▶ **What needs to be done**
Leave the pictures out and write out exactly the lines from the top of the entries through the line containing "minimum width=158pt, minimum".

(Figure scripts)
================================
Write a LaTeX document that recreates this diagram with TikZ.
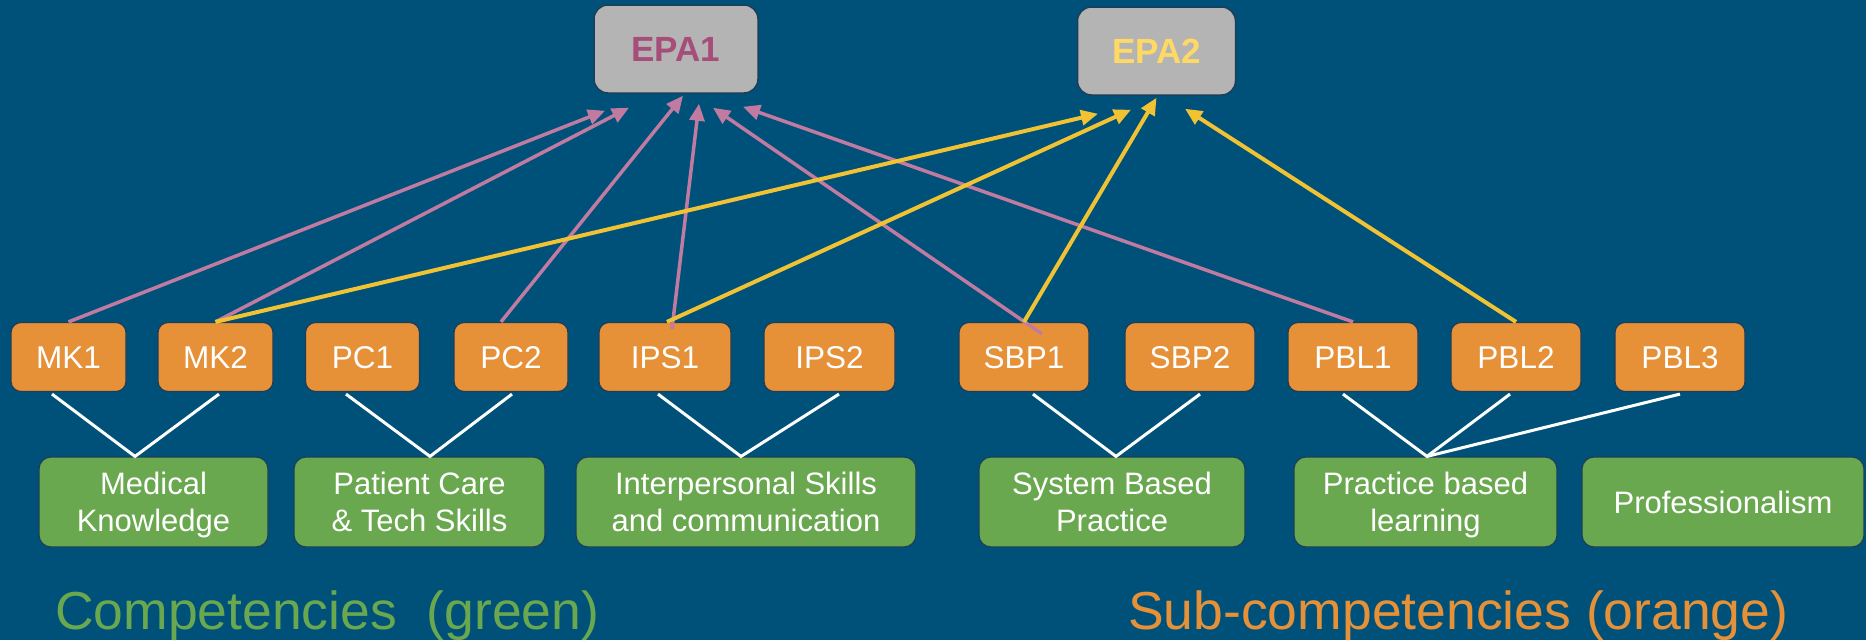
\documentclass[tikz,border=0pt]{standalone}
\usepackage{fontspec}
\setmainfont{Liberation Sans}
\usetikzlibrary{calc,arrows.meta}
\definecolor{bgblue}{RGB}{0,81,122}
\definecolor{epagray}{RGB}{180,180,180}
\definecolor{suborange}{RGB}{230,145,56}
\definecolor{compgreen}{RGB}{106,168,79}
\definecolor{pinkarrow}{RGB}{194,123,160}
\definecolor{yellowarrow}{RGB}{241,194,50}
\definecolor{epaonetext}{RGB}{166,77,121}
\definecolor{epatwotext}{RGB}{255,217,102}
\definecolor{boxedge}{RGB}{28,62,88}
\newcommand{\gstrut}{\rule[-6pt]{0pt}{34pt}}
\tikzset{
  epabox/.style={draw=boxedge, line width=1.5pt, fill=epagray, rounded corners=14pt,
    inner sep=0pt, text height=25pt, text depth=0pt,
    font=\fontsize{35}{40}\selectfont\bfseries},
  subbox/.style={draw=boxedge, line width=1.2pt, fill=suborange, rounded corners=10pt,
    minimum height=69pt, inner sep=0pt, text height=22.5pt, text depth=0pt,
    text=white, font=\fontsize{31.5}{36}\selectfont},
  compbox/.style={draw=boxedge, line width=1.2pt, fill=compgreen, rounded corners=12pt,
    minimum height=90pt, inner sep=0pt, text=white, align=center,
    font=\fontsize{31}{37}\selectfont},
  whiteline/.style={draw=white, line width=3pt},
  pinkarr/.style={draw=pinkarrow, line width=3.5pt, -{Triangle[length=17pt,width=15pt]}},
  yelarr/.style={draw=yellowarrow, line width=4pt, -{Triangle[length=17pt,width=15pt]}},
  legend/.style={anchor=base west, inner sep=0pt, font=\fontsize{53.5}{60}\selectfont}
}
\begin{document}
\begin{tikzpicture}[x=1pt,y=-1pt]
\fill[bgblue] (0,0) rectangle (1866,640);
\useasboundingbox (0,0) rectangle (1866,640);

% EPA boxes
\node[epabox, minimum width=164pt, minimum height=88pt, text=epaonetext] (EPA1) at (676,49) {EPA1};
\node[epabox, minimum width=158pt, minimum height=88pt, text=epatwotext] (EPA2) at (1156.5,51) {EPA2};

% Sub-competencies
\node[subbox, minimum width=115pt] (MK1) at (68.5,357) {MK1};
\node[subbox, minimum width=115pt] (MK2) at (215.5,357) {MK2};
\node[subbox, minimum width=114pt] (PC1) at (362.5,357) {PC1};
\node[subbox, minimum width=114pt] (PC2) at (511,357) {PC2};
\node[subbox, minimum width=132pt] (IPS1) at (665,357) {IPS1};
\node[subbox, minimum width=131pt] (IPS2) at (829.5,357) {IPS2};
\node[subbox, minimum width=130pt] (SBP1) at (1024,357) {SBP1};
\node[subbox, minimum width=130pt] (SBP2) at (1190,357) {SBP2};
\node[subbox, minimum width=130pt] (PBL1) at (1353,357) {PBL1};
\node[subbox, minimum width=130pt] (PBL2) at (1516,357) {PBL2};
\node[subbox, minimum width=130pt] (PBL3) at (1680,357) {PBL3};

% Competencies
\node[compbox, minimum width=229pt] (gMK) at (153.5,502) {Medical\gstrut\\Knowledge\gstrut};
\node[compbox, minimum width=251pt] (gPC) at (419.5,502) {Patient Care\gstrut\\\& Tech Skills\gstrut};
\node[compbox, minimum width=340pt] (gIPS) at (746,502) {Interpersonal Skills\gstrut\\and communication\gstrut};
\node[compbox, minimum width=266pt] (gSBP) at (1112,502) {System Based\gstrut\\Practice\gstrut};
\node[compbox, minimum width=263pt] (gPBL) at (1425.5,502) {Practice based\gstrut\\learning\gstrut};
\node[compbox, minimum width=282pt] (gPRO) at (1723,502) {Professionalism\gstrut};

% junction points on top of the competency boxes
\coordinate (jMK) at ($(gMK.north)+(-18.5,0)$);
\coordinate (jPC) at ($(gPC.north)+(10.5,0)$);
\coordinate (jIPS) at ($(gIPS.north)+(-5,0)$);
\coordinate (jSBP) at ($(gSBP.north)+(4,0)$);
\coordinate (jPBL) at ($(gPBL.north)+(1.5,0)$);

% white connectors
\draw[whiteline] ($(MK1.south)+(-16.5,2)$) -- (jMK) -- ($(MK2.south)+(3.5,2)$);
\draw[whiteline] ($(PC1.south)+(-16.5,2)$) -- (jPC) -- ($(PC2.south)+(1,2)$);
\draw[whiteline] ($(IPS1.south)+(-7,2)$) -- (jIPS) -- ($(IPS2.south)+(9.5,2)$);
\draw[whiteline] ($(SBP1.south)+(9,2)$) -- (jSBP) -- ($(SBP2.south)+(10,2)$);
\draw[whiteline] ($(PBL1.south)+(-10,2)$) -- (jPBL) -- ($(PBL2.south)+(-6,2)$);
\draw[whiteline] (jPBL) -- ($(PBL3.south)+(0,2)$);

% pink arrows to EPA1
\draw[pinkarr] (MK1.north) -- ($(EPA1.south)+(-71,17)$);
\draw[pinkarr] (MK2.north) -- ($(EPA1.south)+(-47,14)$);
\draw[pinkarr] ($(PC2.north)+(-10,0)$) -- ($(EPA1.south)+(7,2)$);
\draw[pinkarr] ($(IPS1.north)+(7,7)$) -- ($(EPA1.south)+(23,10)$);
\draw[pinkarr] ($(SBP1.north)+(18,12)$) -- ($(EPA1.south)+(37,14)$);
\draw[pinkarr] (PBL1.north) -- ($(EPA1.south)+(67,13)$);

% yellow arrows to EPA2
\draw[yelarr] (MK2.north) -- ($(EPA2.south)+(-58.5,18)$);
\draw[yelarr] ($(IPS1.north)+(2,0)$) -- ($(EPA2.south)+(-25.5,14)$);
\draw[yelarr] (SBP1.north) -- ($(EPA2.south)+(0,2)$);
\draw[yelarr] (PBL2.north) -- ($(EPA2.south)+(28.5,13)$);

% legends
\node[legend, text=compgreen] (legC) at (55,629) {Competencies\ \ (green)};
\node[legend, text=suborange] (legS) at (1128,629) {Sub-competencies (orange)};
\end{tikzpicture}
\end{document}
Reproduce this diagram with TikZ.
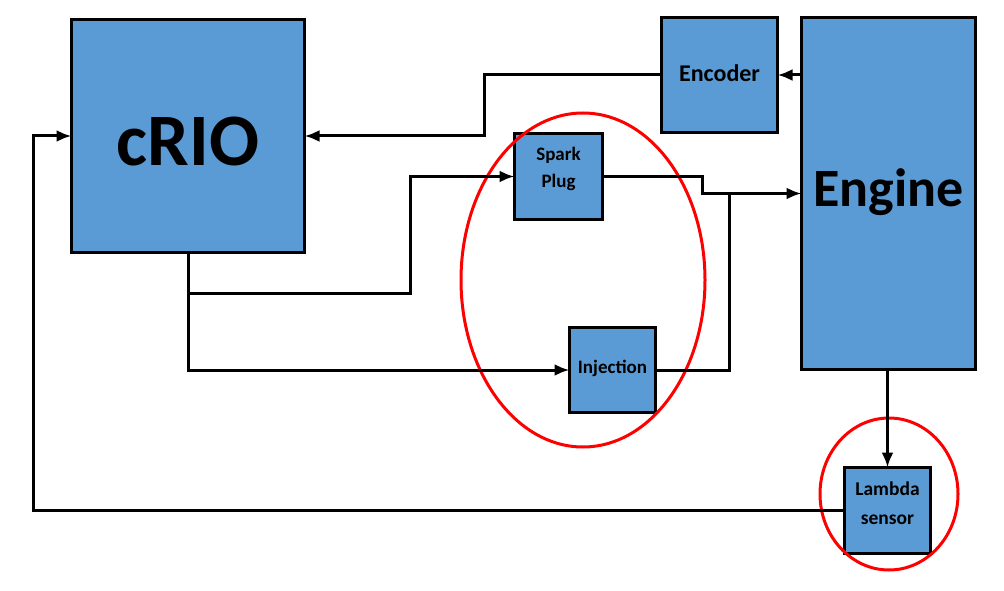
================================
▶ **Answer to the exercise**
Write a LaTeX document that recreates this diagram with TikZ.
\documentclass[tikz,border=0pt]{standalone}
\usepackage{fontspec}
\setmainfont{Liberation Sans}
\usetikzlibrary{calc,arrows.meta}
\definecolor{bgblue}{RGB}{0,81,122}
\definecolor{epagray}{RGB}{180,180,180}
\definecolor{suborange}{RGB}{230,145,56}
\definecolor{compgreen}{RGB}{106,168,79}
\definecolor{pinkarrow}{RGB}{194,123,160}
\definecolor{yellowarrow}{RGB}{241,194,50}
\definecolor{epaonetext}{RGB}{166,77,121}
\definecolor{epatwotext}{RGB}{255,217,102}
\definecolor{boxedge}{RGB}{28,62,88}
\newcommand{\gstrut}{\rule[-6pt]{0pt}{34pt}}
\tikzset{
  epabox/.style={draw=boxedge, line width=1.5pt, fill=epagray, rounded corners=14pt,
    inner sep=0pt, text height=25pt, text depth=0pt,
    font=\fontsize{35}{40}\selectfont\bfseries},
  subbox/.style={draw=boxedge, line width=1.2pt, fill=suborange, rounded corners=10pt,
    minimum height=69pt, inner sep=0pt, text height=22.5pt, text depth=0pt,
    text=white, font=\fontsize{31.5}{36}\selectfont},
  compbox/.style={draw=boxedge, line width=1.2pt, fill=compgreen, rounded corners=12pt,
    minimum height=90pt, inner sep=0pt, text=white, align=center,
    font=\fontsize{31}{37}\selectfont},
  whiteline/.style={draw=white, line width=3pt},
  pinkarr/.style={draw=pinkarrow, line width=3.5pt, -{Triangle[length=17pt,width=15pt]}},
  yelarr/.style={draw=yellowarrow, line width=4pt, -{Triangle[length=17pt,width=15pt]}},
  legend/.style={anchor=base west, inner sep=0pt, font=\fontsize{53.5}{60}\selectfont}
}
\begin{document}
\begin{tikzpicture}[x=1pt,y=-1pt]
\fill[bgblue] (0,0) rectangle (1866,640);
\useasboundingbox (0,0) rectangle (1866,640);

% EPA boxes
\node[epabox, minimum width=164pt, minimum height=88pt, text=epaonetext] (EPA1) at (676,49) {EPA1};
\node[epabox, minimum width=158pt, minimum height=88pt, text=epatwotext] (EPA2) at (1156.5,51) {EPA2};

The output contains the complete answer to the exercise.